### Data provided ###
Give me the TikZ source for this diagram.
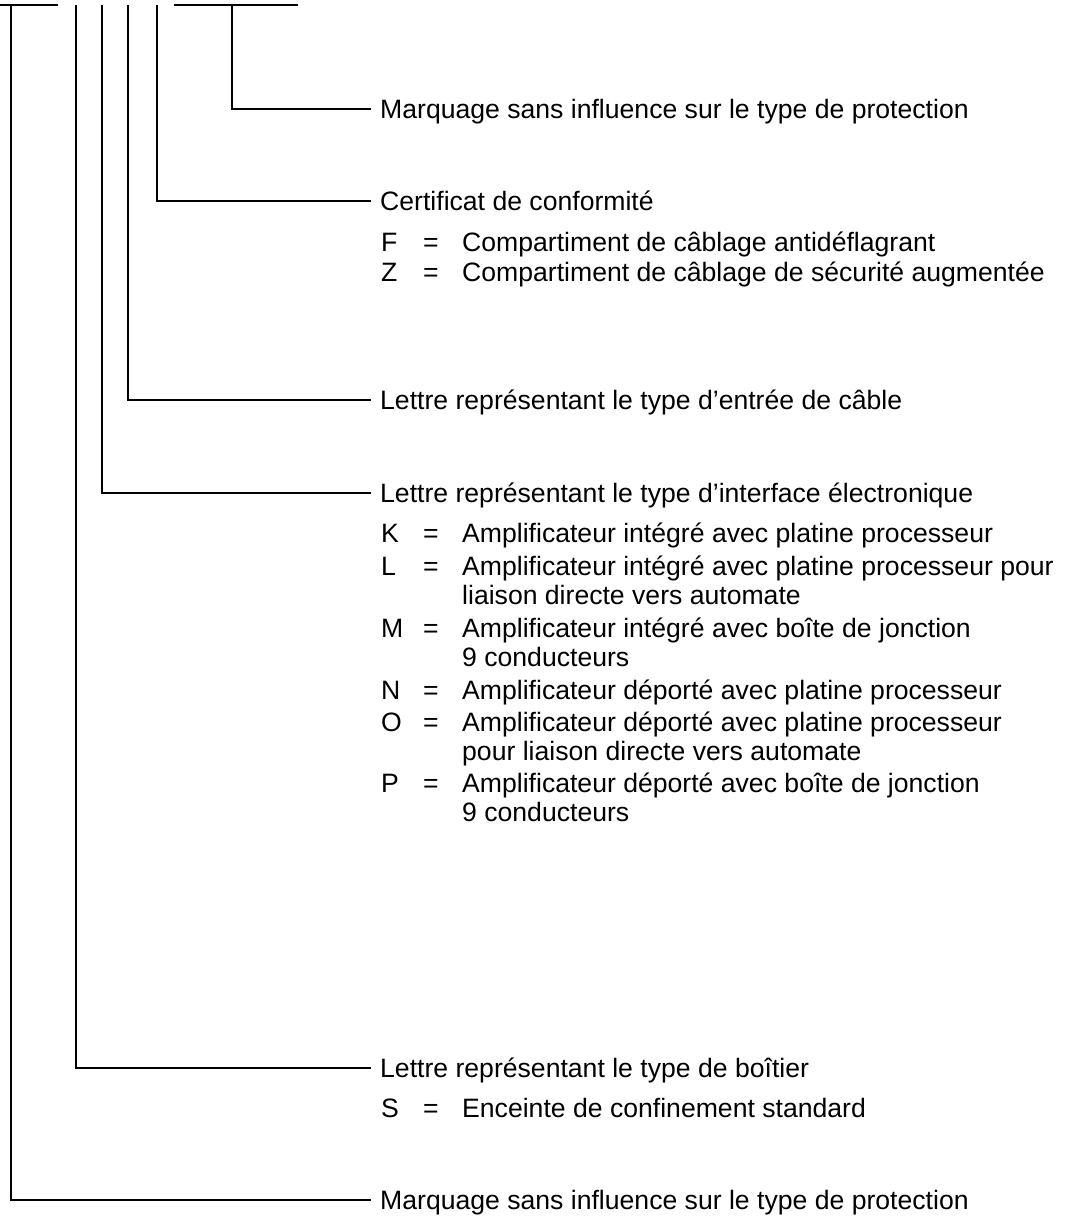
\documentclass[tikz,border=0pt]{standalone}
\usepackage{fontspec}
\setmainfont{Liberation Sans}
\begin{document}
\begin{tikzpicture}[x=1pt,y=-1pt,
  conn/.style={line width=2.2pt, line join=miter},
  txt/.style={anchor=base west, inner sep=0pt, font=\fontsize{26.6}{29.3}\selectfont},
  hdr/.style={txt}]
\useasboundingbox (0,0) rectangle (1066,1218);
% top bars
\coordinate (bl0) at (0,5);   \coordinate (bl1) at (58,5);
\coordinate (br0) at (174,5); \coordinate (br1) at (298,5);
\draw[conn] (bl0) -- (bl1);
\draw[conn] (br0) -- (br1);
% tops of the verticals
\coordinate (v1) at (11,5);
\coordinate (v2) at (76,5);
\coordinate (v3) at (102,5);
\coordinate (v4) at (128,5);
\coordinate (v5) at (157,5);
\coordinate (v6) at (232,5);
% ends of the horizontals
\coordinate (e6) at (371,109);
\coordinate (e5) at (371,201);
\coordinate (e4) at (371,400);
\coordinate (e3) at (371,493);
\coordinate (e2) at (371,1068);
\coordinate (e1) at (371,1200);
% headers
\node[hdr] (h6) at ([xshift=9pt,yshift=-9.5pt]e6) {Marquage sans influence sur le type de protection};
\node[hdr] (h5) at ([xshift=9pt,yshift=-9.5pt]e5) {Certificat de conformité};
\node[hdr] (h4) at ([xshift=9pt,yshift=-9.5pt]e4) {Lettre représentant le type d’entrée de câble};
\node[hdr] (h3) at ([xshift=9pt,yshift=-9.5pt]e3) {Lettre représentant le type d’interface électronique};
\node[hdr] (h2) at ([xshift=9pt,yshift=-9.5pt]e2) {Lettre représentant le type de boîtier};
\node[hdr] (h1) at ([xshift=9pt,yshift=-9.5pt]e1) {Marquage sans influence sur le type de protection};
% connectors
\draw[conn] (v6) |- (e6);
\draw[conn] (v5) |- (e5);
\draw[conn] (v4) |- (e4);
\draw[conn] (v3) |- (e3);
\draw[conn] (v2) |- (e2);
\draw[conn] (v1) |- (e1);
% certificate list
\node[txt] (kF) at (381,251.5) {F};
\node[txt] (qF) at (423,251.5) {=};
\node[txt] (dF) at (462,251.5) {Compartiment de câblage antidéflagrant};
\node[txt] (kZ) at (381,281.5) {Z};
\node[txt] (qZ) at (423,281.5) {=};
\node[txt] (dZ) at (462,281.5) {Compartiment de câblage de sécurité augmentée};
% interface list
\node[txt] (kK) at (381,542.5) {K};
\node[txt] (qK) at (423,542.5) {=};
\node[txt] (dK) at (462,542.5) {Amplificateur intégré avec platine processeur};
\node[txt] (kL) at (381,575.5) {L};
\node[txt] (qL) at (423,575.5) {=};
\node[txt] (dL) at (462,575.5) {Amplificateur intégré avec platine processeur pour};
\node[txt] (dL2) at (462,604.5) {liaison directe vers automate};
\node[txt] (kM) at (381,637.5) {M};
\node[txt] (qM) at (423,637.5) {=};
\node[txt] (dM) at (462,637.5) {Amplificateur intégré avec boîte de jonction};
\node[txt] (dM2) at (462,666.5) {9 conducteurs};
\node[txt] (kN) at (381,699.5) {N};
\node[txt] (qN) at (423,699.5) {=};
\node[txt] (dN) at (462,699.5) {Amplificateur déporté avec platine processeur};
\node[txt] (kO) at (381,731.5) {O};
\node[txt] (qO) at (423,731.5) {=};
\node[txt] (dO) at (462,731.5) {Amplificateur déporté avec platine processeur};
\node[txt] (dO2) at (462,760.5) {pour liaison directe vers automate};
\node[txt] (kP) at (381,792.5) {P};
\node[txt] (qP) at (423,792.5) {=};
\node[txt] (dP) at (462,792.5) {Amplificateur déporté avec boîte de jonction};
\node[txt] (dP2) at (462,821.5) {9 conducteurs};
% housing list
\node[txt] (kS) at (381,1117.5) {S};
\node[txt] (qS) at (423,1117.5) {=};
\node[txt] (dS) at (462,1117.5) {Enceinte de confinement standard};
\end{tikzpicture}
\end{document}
###
**Written request**
Copy the material above in full and exactly, skipping pictures.

**Solution for this task**
Give me the TikZ source for this diagram.
\documentclass[tikz,border=0pt]{standalone}
\usepackage{fontspec}
\setmainfont{Liberation Sans}
\begin{document}
\begin{tikzpicture}[x=1pt,y=-1pt,
  conn/.style={line width=2.2pt, line join=miter},
  txt/.style={anchor=base west, inner sep=0pt, font=\fontsize{26.6}{29.3}\selectfont},
  hdr/.style={txt}]
\useasboundingbox (0,0) rectangle (1066,1218);
% top bars
\coordinate (bl0) at (0,5);   \coordinate (bl1) at (58,5);
\coordinate (br0) at (174,5); \coordinate (br1) at (298,5);
\draw[conn] (bl0) -- (bl1);
\draw[conn] (br0) -- (br1);
% tops of the verticals
\coordinate (v1) at (11,5);
\coordinate (v2) at (76,5);
\coordinate (v3) at (102,5);
\coordinate (v4) at (128,5);
\coordinate (v5) at (157,5);
\coordinate (v6) at (232,5);
% ends of the horizontals
\coordinate (e6) at (371,109);
\coordinate (e5) at (371,201);
\coordinate (e4) at (371,400);
\coordinate (e3) at (371,493);
\coordinate (e2) at (371,1068);
\coordinate (e1) at (371,1200);
% headers
\node[hdr] (h6) at ([xshift=9pt,yshift=-9.5pt]e6) {Marquage sans influence sur le type de protection};
\node[hdr] (h5) at ([xshift=9pt,yshift=-9.5pt]e5) {Certificat de conformité};
\node[hdr] (h4) at ([xshift=9pt,yshift=-9.5pt]e4) {Lettre représentant le type d’entrée de câble};
\node[hdr] (h3) at ([xshift=9pt,yshift=-9.5pt]e3) {Lettre représentant le type d’interface électronique};
\node[hdr] (h2) at ([xshift=9pt,yshift=-9.5pt]e2) {Lettre représentant le type de boîtier};
\node[hdr] (h1) at ([xshift=9pt,yshift=-9.5pt]e1) {Marquage sans influence sur le type de protection};
% connectors
\draw[conn] (v6) |- (e6);
\draw[conn] (v5) |- (e5);
\draw[conn] (v4) |- (e4);
\draw[conn] (v3) |- (e3);
\draw[conn] (v2) |- (e2);
\draw[conn] (v1) |- (e1);
% certificate list
\node[txt] (kF) at (381,251.5) {F};
\node[txt] (qF) at (423,251.5) {=};
\node[txt] (dF) at (462,251.5) {Compartiment de câblage antidéflagrant};
\node[txt] (kZ) at (381,281.5) {Z};
\node[txt] (qZ) at (423,281.5) {=};
\node[txt] (dZ) at (462,281.5) {Compartiment de câblage de sécurité augmentée};
% interface list
\node[txt] (kK) at (381,542.5) {K};
\node[txt] (qK) at (423,542.5) {=};
\node[txt] (dK) at (462,542.5) {Amplificateur intégré avec platine processeur};
\node[txt] (kL) at (381,575.5) {L};
\node[txt] (qL) at (423,575.5) {=};
\node[txt] (dL) at (462,575.5) {Amplificateur intégré avec platine processeur pour};
\node[txt] (dL2) at (462,604.5) {liaison directe vers automate};
\node[txt] (kM) at (381,637.5) {M};
\node[txt] (qM) at (423,637.5) {=};
\node[txt] (dM) at (462,637.5) {Amplificateur intégré avec boîte de jonction};
\node[txt] (dM2) at (462,666.5) {9 conducteurs};
\node[txt] (kN) at (381,699.5) {N};
\node[txt] (qN) at (423,699.5) {=};
\node[txt] (dN) at (462,699.5) {Amplificateur déporté avec platine processeur};
\node[txt] (kO) at (381,731.5) {O};
\node[txt] (qO) at (423,731.5) {=};
\node[txt] (dO) at (462,731.5) {Amplificateur déporté avec platine processeur};
\node[txt] (dO2) at (462,760.5) {pour liaison directe vers automate};
\node[txt] (kP) at (381,792.5) {P};
\node[txt] (qP) at (423,792.5) {=};
\node[txt] (dP) at (462,792.5) {Amplificateur déporté avec boîte de jonction};
\node[txt] (dP2) at (462,821.5) {9 conducteurs};
% housing list
\node[txt] (kS) at (381,1117.5) {S};
\node[txt] (qS) at (423,1117.5) {=};
\node[txt] (dS) at (462,1117.5) {Enceinte de confinement standard};
\end{tikzpicture}
\end{document}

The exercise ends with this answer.